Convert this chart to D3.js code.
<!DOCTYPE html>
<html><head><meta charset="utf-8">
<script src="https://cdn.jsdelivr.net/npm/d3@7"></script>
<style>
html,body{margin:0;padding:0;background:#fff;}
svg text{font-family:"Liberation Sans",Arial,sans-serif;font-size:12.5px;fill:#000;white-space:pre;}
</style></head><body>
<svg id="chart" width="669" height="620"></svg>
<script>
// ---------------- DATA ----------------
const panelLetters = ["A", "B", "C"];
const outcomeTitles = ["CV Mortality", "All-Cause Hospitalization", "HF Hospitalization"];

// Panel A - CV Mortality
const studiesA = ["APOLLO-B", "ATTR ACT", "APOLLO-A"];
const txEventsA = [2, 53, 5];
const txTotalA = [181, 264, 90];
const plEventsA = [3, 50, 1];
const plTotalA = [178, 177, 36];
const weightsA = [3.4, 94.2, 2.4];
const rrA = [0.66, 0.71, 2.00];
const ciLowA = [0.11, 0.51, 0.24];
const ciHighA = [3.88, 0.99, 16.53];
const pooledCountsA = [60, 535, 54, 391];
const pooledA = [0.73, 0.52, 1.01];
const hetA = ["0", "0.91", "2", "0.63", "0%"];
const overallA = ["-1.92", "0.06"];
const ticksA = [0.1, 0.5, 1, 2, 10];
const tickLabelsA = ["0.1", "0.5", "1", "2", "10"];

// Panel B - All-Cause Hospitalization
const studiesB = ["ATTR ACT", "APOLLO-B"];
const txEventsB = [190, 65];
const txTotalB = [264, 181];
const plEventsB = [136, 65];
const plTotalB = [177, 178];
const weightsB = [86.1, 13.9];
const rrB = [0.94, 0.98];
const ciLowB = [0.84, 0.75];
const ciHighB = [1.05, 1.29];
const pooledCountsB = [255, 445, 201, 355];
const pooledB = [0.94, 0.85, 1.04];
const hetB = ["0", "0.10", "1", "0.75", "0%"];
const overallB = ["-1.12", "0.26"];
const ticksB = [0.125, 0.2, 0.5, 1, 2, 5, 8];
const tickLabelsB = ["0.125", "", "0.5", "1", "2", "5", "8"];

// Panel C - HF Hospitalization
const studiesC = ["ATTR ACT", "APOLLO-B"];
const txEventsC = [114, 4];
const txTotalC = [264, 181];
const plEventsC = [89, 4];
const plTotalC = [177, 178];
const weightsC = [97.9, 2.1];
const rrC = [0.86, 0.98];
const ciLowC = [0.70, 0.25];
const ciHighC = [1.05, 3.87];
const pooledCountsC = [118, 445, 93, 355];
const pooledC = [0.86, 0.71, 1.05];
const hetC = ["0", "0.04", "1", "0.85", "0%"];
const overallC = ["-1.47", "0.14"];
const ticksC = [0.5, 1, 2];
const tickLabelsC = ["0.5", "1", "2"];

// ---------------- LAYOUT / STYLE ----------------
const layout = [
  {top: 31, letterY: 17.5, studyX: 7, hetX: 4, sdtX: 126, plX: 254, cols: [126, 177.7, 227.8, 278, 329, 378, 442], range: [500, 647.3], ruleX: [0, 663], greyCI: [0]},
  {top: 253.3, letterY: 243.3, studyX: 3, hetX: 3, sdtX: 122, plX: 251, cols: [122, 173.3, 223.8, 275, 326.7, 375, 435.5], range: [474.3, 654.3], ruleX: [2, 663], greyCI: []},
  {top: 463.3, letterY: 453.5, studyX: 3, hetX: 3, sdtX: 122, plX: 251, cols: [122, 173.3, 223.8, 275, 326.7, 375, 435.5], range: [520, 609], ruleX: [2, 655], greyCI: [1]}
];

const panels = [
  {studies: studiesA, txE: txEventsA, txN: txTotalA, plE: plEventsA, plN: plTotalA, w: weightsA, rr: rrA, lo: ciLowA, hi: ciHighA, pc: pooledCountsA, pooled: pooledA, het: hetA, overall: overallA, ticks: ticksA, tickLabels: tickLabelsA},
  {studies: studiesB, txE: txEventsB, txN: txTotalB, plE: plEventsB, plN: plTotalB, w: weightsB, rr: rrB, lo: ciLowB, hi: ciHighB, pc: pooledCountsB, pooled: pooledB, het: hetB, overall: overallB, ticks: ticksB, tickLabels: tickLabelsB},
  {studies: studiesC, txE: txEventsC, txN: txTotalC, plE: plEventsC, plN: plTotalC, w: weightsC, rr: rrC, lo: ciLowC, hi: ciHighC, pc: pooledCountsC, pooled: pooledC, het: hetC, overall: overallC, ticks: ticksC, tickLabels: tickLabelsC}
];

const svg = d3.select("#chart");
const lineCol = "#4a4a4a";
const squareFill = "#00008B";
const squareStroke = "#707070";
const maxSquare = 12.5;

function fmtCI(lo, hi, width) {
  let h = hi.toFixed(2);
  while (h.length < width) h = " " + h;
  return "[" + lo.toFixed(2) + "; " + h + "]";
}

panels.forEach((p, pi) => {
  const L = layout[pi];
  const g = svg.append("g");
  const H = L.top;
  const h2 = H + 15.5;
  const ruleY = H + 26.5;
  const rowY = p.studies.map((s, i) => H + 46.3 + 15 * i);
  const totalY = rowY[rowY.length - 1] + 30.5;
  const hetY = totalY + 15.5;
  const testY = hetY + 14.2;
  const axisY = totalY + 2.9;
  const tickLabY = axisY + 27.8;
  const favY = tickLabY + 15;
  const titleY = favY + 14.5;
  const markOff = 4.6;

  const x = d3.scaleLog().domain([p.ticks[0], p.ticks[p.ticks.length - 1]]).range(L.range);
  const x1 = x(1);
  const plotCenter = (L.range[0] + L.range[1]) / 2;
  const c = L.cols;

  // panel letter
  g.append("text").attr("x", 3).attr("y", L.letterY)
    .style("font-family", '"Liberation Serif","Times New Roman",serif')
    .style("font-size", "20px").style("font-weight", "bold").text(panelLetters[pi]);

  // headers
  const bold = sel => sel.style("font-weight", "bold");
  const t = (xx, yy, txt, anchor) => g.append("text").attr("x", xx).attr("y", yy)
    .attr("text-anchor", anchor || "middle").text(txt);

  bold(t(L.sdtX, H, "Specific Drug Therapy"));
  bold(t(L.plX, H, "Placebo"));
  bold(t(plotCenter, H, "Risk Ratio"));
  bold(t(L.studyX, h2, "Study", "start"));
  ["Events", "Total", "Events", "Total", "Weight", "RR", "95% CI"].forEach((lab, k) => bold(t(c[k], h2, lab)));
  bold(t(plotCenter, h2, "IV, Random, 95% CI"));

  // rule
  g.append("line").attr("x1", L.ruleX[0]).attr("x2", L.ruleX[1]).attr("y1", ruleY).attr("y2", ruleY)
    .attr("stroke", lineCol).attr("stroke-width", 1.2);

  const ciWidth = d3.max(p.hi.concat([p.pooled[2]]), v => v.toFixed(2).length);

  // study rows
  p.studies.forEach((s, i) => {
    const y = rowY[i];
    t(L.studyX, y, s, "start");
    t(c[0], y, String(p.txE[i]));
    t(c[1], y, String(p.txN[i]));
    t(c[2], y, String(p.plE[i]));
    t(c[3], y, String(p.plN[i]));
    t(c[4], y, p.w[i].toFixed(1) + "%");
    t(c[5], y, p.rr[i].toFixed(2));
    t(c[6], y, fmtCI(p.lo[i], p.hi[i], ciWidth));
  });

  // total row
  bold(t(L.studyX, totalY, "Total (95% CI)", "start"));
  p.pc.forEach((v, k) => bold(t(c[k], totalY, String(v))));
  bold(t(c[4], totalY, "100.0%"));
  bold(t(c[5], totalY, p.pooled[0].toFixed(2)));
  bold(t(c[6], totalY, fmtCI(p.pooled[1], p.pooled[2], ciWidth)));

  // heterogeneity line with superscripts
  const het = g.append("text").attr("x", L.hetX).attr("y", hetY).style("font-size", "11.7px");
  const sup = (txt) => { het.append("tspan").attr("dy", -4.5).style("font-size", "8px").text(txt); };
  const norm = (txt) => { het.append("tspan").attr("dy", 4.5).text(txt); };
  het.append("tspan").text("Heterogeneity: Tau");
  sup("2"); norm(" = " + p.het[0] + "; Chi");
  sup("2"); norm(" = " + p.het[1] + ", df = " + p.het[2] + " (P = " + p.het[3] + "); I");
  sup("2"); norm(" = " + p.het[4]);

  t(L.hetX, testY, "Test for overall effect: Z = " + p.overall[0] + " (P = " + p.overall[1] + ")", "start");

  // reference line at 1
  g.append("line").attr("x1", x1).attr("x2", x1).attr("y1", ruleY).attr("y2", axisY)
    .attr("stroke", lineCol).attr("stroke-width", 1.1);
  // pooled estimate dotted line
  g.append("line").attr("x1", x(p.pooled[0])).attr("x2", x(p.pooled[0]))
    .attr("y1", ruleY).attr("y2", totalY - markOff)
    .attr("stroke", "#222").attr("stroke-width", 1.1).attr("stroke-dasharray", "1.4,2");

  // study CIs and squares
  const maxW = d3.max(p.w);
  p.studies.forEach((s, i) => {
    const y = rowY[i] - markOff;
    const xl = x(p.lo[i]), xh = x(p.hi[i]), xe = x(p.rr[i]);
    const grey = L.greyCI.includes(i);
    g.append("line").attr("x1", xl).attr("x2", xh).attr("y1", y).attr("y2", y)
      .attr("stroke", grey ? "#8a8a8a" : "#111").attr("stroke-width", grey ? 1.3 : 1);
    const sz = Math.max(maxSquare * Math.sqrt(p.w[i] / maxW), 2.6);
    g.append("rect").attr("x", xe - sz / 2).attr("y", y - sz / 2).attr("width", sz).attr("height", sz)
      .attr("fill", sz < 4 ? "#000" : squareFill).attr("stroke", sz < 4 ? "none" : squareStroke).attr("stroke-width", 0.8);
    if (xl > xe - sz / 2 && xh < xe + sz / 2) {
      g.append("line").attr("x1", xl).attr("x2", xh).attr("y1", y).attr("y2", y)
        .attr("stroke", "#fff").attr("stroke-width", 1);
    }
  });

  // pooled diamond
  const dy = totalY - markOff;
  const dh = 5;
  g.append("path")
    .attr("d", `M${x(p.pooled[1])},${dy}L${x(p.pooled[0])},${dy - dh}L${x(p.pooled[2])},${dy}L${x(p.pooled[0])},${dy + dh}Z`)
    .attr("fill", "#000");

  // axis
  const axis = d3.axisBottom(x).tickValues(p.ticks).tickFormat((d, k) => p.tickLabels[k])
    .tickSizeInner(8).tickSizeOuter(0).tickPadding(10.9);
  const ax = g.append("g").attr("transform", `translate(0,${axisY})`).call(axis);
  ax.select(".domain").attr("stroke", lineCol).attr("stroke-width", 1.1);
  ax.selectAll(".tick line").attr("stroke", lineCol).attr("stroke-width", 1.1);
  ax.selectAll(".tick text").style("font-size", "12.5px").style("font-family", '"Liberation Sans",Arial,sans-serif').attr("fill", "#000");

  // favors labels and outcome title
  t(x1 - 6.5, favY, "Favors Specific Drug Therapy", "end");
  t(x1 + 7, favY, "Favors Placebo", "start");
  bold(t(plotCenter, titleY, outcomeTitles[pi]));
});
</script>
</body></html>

+---+

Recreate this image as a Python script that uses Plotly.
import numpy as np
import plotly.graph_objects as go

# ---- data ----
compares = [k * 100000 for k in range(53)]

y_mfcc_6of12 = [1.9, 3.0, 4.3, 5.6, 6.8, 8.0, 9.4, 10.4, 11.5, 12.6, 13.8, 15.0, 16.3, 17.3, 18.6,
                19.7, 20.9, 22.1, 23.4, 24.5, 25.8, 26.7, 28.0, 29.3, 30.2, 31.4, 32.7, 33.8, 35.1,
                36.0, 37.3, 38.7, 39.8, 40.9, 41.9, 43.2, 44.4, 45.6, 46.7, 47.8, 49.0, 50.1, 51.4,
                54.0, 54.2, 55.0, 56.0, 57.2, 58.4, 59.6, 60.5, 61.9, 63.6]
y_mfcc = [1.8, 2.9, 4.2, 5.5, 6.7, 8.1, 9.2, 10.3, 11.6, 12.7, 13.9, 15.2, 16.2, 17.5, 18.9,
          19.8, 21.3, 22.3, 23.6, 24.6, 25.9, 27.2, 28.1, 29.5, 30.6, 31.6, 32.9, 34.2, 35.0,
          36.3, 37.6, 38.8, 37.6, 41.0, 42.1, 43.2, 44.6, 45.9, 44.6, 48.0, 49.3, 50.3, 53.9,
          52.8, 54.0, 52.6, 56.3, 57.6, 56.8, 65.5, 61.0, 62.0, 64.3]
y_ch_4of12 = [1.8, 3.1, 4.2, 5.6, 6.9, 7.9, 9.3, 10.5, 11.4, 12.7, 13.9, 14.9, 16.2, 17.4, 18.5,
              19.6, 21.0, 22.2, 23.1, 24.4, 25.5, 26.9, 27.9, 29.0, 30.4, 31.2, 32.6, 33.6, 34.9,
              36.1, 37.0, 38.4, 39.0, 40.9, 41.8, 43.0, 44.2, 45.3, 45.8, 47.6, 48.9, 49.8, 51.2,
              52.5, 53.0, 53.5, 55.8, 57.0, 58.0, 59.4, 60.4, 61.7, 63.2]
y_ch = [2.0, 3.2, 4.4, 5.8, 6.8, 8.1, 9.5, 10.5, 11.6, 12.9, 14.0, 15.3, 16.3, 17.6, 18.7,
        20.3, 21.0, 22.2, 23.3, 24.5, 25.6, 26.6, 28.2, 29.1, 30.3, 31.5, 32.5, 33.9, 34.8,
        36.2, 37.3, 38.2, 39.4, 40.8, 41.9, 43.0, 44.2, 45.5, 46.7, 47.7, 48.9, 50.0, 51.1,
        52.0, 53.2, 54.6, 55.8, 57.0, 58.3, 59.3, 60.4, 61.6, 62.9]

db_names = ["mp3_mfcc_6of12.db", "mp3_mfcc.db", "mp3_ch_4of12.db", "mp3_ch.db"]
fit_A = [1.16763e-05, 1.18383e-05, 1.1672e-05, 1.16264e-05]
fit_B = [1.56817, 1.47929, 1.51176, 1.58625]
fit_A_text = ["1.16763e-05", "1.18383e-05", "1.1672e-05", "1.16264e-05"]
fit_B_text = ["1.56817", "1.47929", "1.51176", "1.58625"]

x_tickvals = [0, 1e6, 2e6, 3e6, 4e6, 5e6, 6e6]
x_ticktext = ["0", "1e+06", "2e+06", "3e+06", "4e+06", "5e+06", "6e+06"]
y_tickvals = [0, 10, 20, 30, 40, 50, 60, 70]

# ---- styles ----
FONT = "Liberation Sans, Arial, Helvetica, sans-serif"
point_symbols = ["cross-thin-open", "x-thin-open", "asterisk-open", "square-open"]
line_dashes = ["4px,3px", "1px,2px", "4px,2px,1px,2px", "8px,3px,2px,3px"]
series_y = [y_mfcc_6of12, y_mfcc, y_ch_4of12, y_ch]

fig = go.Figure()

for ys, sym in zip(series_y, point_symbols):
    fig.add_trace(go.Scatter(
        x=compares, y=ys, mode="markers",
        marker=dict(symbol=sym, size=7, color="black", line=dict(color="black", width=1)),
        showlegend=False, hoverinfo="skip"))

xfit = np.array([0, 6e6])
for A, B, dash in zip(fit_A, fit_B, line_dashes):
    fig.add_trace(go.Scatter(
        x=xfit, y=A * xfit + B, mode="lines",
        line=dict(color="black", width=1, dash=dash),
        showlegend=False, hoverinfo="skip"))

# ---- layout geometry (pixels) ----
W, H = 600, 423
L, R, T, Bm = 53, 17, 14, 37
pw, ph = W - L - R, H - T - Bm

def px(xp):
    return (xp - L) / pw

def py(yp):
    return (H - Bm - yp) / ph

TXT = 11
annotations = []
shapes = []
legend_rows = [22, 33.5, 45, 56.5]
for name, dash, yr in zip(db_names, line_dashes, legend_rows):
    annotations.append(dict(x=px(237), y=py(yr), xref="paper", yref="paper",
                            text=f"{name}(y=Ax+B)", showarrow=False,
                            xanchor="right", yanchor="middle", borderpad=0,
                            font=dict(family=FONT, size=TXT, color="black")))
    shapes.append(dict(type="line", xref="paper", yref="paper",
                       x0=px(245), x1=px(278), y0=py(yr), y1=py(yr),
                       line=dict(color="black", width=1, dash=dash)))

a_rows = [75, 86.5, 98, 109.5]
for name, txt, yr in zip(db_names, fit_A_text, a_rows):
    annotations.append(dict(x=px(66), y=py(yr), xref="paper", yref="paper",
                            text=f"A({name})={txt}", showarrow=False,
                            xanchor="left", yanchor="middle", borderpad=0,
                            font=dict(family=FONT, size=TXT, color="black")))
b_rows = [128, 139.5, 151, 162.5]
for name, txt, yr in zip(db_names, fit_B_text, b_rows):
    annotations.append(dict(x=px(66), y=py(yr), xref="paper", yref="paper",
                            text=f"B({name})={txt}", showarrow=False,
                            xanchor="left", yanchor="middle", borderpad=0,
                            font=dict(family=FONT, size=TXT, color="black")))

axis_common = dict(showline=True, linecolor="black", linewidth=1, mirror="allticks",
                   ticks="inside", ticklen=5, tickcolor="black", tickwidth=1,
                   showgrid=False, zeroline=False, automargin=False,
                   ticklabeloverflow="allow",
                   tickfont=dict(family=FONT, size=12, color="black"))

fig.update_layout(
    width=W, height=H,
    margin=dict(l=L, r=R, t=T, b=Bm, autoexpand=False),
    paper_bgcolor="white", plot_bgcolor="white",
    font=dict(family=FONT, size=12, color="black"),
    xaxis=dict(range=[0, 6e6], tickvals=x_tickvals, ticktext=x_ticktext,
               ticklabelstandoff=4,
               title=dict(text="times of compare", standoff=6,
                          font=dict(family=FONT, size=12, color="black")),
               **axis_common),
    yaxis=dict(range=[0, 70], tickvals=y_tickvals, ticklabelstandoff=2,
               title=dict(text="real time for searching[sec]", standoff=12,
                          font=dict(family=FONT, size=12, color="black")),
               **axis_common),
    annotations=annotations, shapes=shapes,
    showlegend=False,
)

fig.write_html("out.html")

+---+

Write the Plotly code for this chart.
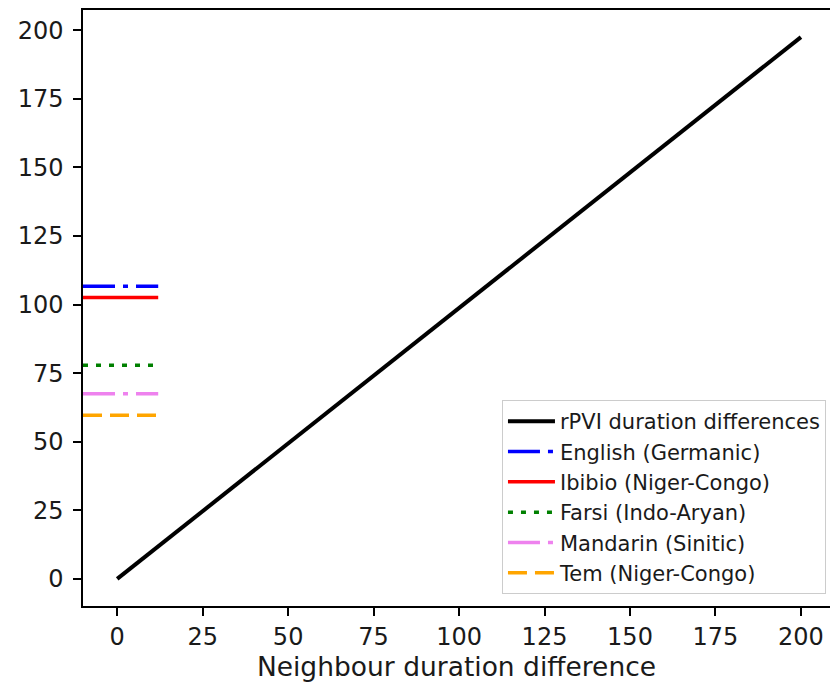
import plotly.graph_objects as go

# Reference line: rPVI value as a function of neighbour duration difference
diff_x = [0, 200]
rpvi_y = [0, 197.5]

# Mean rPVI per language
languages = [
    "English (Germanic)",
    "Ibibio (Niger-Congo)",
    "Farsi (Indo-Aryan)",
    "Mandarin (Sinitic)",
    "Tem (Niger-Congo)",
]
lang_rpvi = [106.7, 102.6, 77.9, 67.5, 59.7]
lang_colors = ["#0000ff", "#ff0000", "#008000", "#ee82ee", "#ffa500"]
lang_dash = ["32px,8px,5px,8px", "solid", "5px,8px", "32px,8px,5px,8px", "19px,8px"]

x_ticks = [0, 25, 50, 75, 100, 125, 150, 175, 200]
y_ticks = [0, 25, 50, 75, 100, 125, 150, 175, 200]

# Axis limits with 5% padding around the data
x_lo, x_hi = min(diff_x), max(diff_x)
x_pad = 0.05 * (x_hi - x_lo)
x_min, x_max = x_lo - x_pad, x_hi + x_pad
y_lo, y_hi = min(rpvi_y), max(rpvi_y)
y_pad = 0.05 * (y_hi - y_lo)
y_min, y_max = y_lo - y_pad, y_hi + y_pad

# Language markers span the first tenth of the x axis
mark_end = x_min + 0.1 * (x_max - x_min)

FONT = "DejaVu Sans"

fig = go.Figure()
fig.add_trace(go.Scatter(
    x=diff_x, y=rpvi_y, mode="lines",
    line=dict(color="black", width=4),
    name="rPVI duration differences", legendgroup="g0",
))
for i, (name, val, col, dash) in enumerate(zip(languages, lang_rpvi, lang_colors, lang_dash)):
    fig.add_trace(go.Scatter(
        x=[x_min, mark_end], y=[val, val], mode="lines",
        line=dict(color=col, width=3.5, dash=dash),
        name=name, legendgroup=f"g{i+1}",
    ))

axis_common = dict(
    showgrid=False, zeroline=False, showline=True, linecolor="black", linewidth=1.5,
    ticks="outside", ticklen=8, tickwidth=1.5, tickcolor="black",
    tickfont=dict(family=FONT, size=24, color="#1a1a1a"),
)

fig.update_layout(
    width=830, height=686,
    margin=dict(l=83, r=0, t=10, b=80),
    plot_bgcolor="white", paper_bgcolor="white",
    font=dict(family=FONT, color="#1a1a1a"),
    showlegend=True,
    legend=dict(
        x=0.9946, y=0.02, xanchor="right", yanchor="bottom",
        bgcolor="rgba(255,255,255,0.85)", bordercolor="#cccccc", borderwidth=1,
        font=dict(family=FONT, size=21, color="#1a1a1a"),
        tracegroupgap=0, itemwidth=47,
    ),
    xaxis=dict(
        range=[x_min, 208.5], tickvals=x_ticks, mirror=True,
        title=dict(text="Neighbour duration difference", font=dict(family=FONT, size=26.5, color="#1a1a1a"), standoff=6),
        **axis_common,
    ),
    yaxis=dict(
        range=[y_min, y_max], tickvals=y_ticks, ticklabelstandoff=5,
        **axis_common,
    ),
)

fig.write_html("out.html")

+---+

§ **WHAT THE EXERCISE ASKS**
Quote the lines that begin at the line containing "Recreate this image" and end at the line containing "compares = [k * 100000 for k in range(53)]", keeping both of those lines.

§ **RESULT OF THE TASK**
Recreate this image as a Python script that uses Plotly.
import numpy as np
import plotly.graph_objects as go

# ---- data ----
compares = [k * 100000 for k in range(53)]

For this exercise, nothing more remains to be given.